Rorate Caeli

A Brilliant Op-Ed: These are but the Signs of a Beginning.
The Two Reasons for Widespread Silence on Christian Genocide:
Secularism and the Fear of Islam, its Terrors and its Blackmail.

The Indifference that Kills

by Ernesto Galli della Loggia
[Main Editorialist for the Italian newspaper of record,] Corriere della Sera
July 28, 2014


Let's state the truth: how many here in Europe and in the West will truly care about the umpteenth massacre of Christians, blown up into the air yesterday in Kano, Nigeria, by the explosion of a bomb in a church? And besides how many truly cared at all about the Christians forced last week to abandon Mosul within 24 hours, under pain of death or forced conversion to Islam? No one. Just as no one has ever raised a peep for all Christians who have fled, by the hundreds of thousands throughout these years, Iraq, Syria, the entire Arab world. How many resolutions have Western nations presented at the United Nations regarding their fate? How many millions of dollars have they asked of the United Nations' agencies to allocate on their behalf? The slaughter has been going on for years, almost daily: by dozens and dozens, Christians are burned alive or slain in the churches of India, Pakistan, Egypt, Nigeria. Always in the silence, or anyway in the general inaction: what, for instance, has been truly been concretely done for the 276 Christian girls kidnapped some weeks ago, also in Nigeria, by the Jihadist Boko Haram group, guilty - nothing less! - of wishing to go to school, and therefore sent to a fate that is easy to fathom?
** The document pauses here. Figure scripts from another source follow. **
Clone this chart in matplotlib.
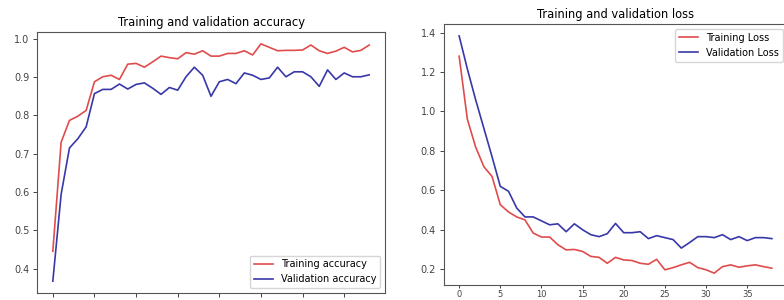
import matplotlib
matplotlib.use("Agg")
import matplotlib.pyplot as plt

# Epochs 0..38
epochs = list(range(39))

train_acc = [0.445, 0.730, 0.787, 0.798, 0.813, 0.888, 0.901, 0.905, 0.894, 0.934,
             0.936, 0.926, 0.940, 0.955, 0.951, 0.948, 0.964, 0.960, 0.969, 0.955,
             0.955, 0.962, 0.962, 0.969, 0.958, 0.987, 0.978, 0.969, 0.970, 0.970,
             0.971, 0.984, 0.969, 0.962, 0.968, 0.978, 0.966, 0.970, 0.984]
val_acc = [0.367, 0.594, 0.715, 0.739, 0.770, 0.857, 0.868, 0.868, 0.882, 0.869,
           0.881, 0.885, 0.871, 0.855, 0.873, 0.866, 0.901, 0.926, 0.905, 0.850,
           0.888, 0.894, 0.883, 0.911, 0.905, 0.894, 0.898, 0.926, 0.901, 0.914,
           0.914, 0.901, 0.876, 0.919, 0.894, 0.911, 0.901, 0.901, 0.906]

train_loss = [1.28, 0.96, 0.82, 0.72, 0.67, 0.527, 0.49, 0.465, 0.45, 0.383,
              0.363, 0.363, 0.324, 0.298, 0.300, 0.290, 0.265, 0.260, 0.230, 0.260,
              0.247, 0.244, 0.230, 0.225, 0.250, 0.197, 0.208, 0.222, 0.235, 0.208,
              0.197, 0.180, 0.213, 0.222, 0.210, 0.217, 0.222, 0.213, 0.205]
val_loss = [1.383, 1.215, 1.060, 0.915, 0.770, 0.620, 0.595, 0.510, 0.465, 0.465,
            0.445, 0.425, 0.430, 0.390, 0.430, 0.400, 0.375, 0.365, 0.380, 0.432,
            0.385, 0.385, 0.390, 0.355, 0.370, 0.360, 0.350, 0.307, 0.335, 0.365,
            0.365, 0.360, 0.375, 0.350, 0.365, 0.345, 0.360, 0.360, 0.355]

RED = "#e04c4c"
BLUE = "#3838a8"

fig = plt.figure(figsize=(7.84, 3.0), dpi=100)

# left panel: accuracy (its x tick labels fall below the visible area)
ax1 = fig.add_axes([37 / 784, 7 / 300, 348 / 784, 261 / 300])
ax1.plot(epochs, train_acc, color=RED, lw=1.2, label="Training accuracy")
ax1.plot(epochs, val_acc, color=BLUE, lw=1.2, label="Validation accuracy")
ax1.set_title("Training and validation accuracy", fontsize=8.3, pad=4)
ax1.legend(loc="lower right", fontsize=7)
ax1.tick_params(axis="x", labelbottom=False)

# right panel: loss
ax2 = fig.add_axes([443.5 / 784, 15 / 300, 344 / 784, 261 / 300])
ax2.plot(epochs, train_loss, color=RED, lw=1.2, label="Training Loss")
ax2.plot(epochs, val_loss, color=BLUE, lw=1.2, label="Validation Loss")
ax2.set_title("Training and validation loss", fontsize=8.3, pad=4)
ax2.legend(loc="upper right", fontsize=7)

for ax in (ax1, ax2):
    ax.set_xticks(range(0, 40, 5))
    ax.tick_params(labelsize=7, length=3, width=0.7, colors="#444444", pad=2.5)
    for s in ax.spines.values():
        s.set_color("#555555")
        s.set_linewidth(0.8)
ax2.tick_params(axis="x", labelsize=6, pad=1, length=2.5)

fig.savefig("out.png", dpi=100)
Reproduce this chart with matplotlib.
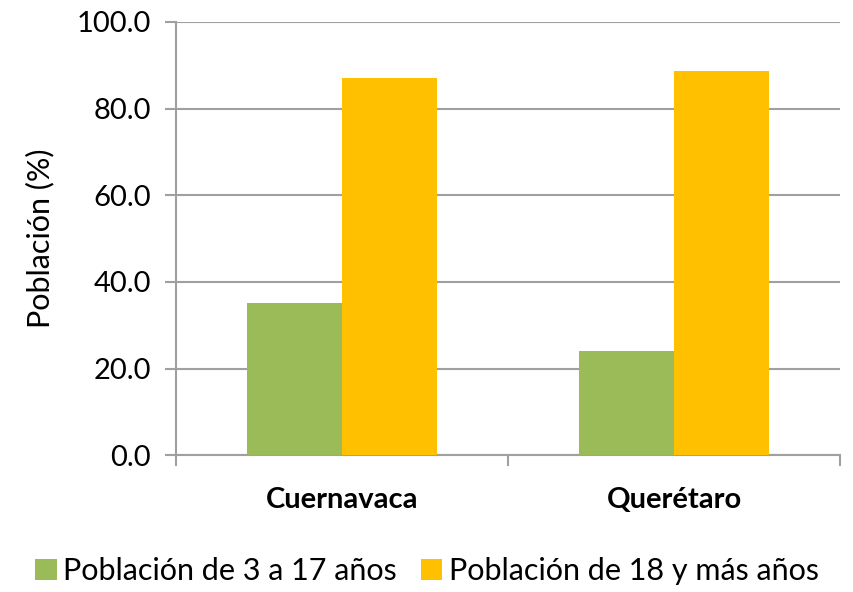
import matplotlib
matplotlib.use("Agg")
import matplotlib.pyplot as plt
import numpy as np

plt.rcParams["font.family"] = ["Lato", "DejaVu Sans"]

# Data
ciudades = ["Cuernavaca", "Querétaro"]
series = ["Población de 3 a 17 años", "Población de 18 y más años"]
pob_3_17 = [35.1, 24.0]
pob_18_mas = [87.1, 88.7]
colores = ["#9BBB59", "#FFC000"]

fig = plt.figure(figsize=(8.54, 5.92), dpi=100)
ax = fig.add_axes([0.206, 0.231, 0.778, 0.732])

x = np.arange(len(ciudades))
ancho = 2 / 7
ax.bar(x - ancho / 2, pob_3_17, ancho, color=colores[0], label=series[0], zorder=3)
ax.bar(x + ancho / 2, pob_18_mas, ancho, color=colores[1], label=series[1], zorder=3)

ax.set_xlim(-0.5, len(ciudades) - 0.5)
ax.set_ylim(0, 100)
ax.set_yticks(np.arange(0, 101, 20))
ax.set_yticklabels([f"{v:.1f}" for v in np.arange(0, 101, 20)], fontsize=21)
ax.yaxis.grid(True, color="#A0A0A0", linewidth=1.5, zorder=0)
ax.tick_params(axis="y", length=8, width=1.5, color="#A0A0A0", pad=10)

# category labels between separator ticks
ax.set_xticks(np.arange(-0.5, len(ciudades), 1))
ax.set_xticklabels([])
ax.tick_params(axis="x", length=8, width=1.5, color="#A0A0A0")
ax.set_xticks(x, minor=True)
ax.set_xticklabels(ciudades, minor=True, fontsize=21, fontweight="bold")
ax.tick_params(axis="x", which="minor", length=0, pad=23)

for s in ["top", "right"]:
    ax.spines[s].set_visible(False)
for s in ["left", "bottom"]:
    ax.spines[s].set_color("#A0A0A0")
    ax.spines[s].set_linewidth(1.5)

ax.set_ylabel("Población (%)", fontsize=22, labelpad=16)

fig.legend(loc="lower center", bbox_to_anchor=(0.5, -0.035), ncol=2, frameon=False,
           fontsize=22, handlelength=0.7, handleheight=0.7, handletextpad=0.2,
           columnspacing=0.8)

fig.savefig("out.png", dpi=100)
The two main reasons for this vast indifference are obvious. The first is that we find increasingly hard to feel, and even more so call ourselves, Christian. It is not a matter of simple loss of faith, which also clearly counts. It is a question of what is behind it. A couple of centuries of critical secular thought, in particular its massive vulgarization/banalization made possible by the development of the mass media, have taken away from Christianity, to the eyes of most, the social-cultural dignity of the past. For some time now, being and calling onself Christian is not only not admired intellectually, but in many environments it is considered almost unacceptable.
[From the time of the Regensburg Address]

Christianity is not at all "elegant", and often lands those who practice it under a kind of tacit but real ban. The dominant cultural atmosphere in Western society considers religion in general as something primitive, at most a "placebo" for weak spirits, as something intimately predisposed to intolerance and violence. Monotheistic religions in a special way. Theoretically all of them, but then, in practice, in the widespread public discourse, almost only Christianity, and above all Catholicism -- therefore, to the exclusion of Judaism and Islam: the first, for obvious historical-moral reasons related (but for how long?) to the Shoah, the second simply out of fear

Yes, we must say it: fear.

Europe is afraid, and this is the second reason for the indifference I mentioned before. It fears Arab Islam, its power of economic blackmail linked not only to oil anymore, but now also to an extraordinary financial liquidity. At the same time, and above all, it fears the ruthless terrorism, the so many guerrillas that claim to be inspired by Islam, their cruel barbarity, as well as the movements of revolt that periodically deeply stir the masses of that world, always permeated by a sensibility that is extremely easy to light up and to break loose in violent xenophobia. But not only that. Islam scares us also because its very presence -- as also that of other large non-benevolent entities that fill the world today, such as China -- indirectly forces us to face up to a great ongoing change in our culture, and therefore in our civilization: the psychological impossibility of having an "enemy", of withstanding a situation of conflict that cannot be settled. An impossibility that, together with the rejection/removal of death -- death that the decline of religion renders now impossible to accept and, therefore, in some way to exorcise -- is on its turn bringing forth in the West a gigantic historic turning point: the virtual impossibility for us to think about and make war. At least that war that is not fought by impersonal and sophisticated machines, but true war, war in which one dies.

But what do the Christians of the extremely ancient communities of Mosul and Aleppo, all the others spread from Africa to India, think about all this? What can they think? At this point, I imagine, they have just understood the only truth that counts for them: and that is to have very few expectations if they are waiting for help that comes from here. The Europe of today cares each time less for Christians and their religion. One can feel sure that every intervention on their behalf would be considered inadmissible, improperly biased, shamefully infringing any right to the equality of all. So be it. But may God not wish this to be just a beginning: the beginning of something the premonitory signs of which are not absent on these very days. In a Europe pervaded by secularization, in a Europe whose spiritual sources are rapidly running dry based on the disdain decreed against every humanism, in fact it cannot but be established a fatally necessary connection between indifference towards Christianity and antisemitism. It is the same indifference for what cannot be expressed with numbers, for what comes from the depth of time and hearts, and which moves within the darkness of the soul: daring to look higher, higher still than what human sight allows.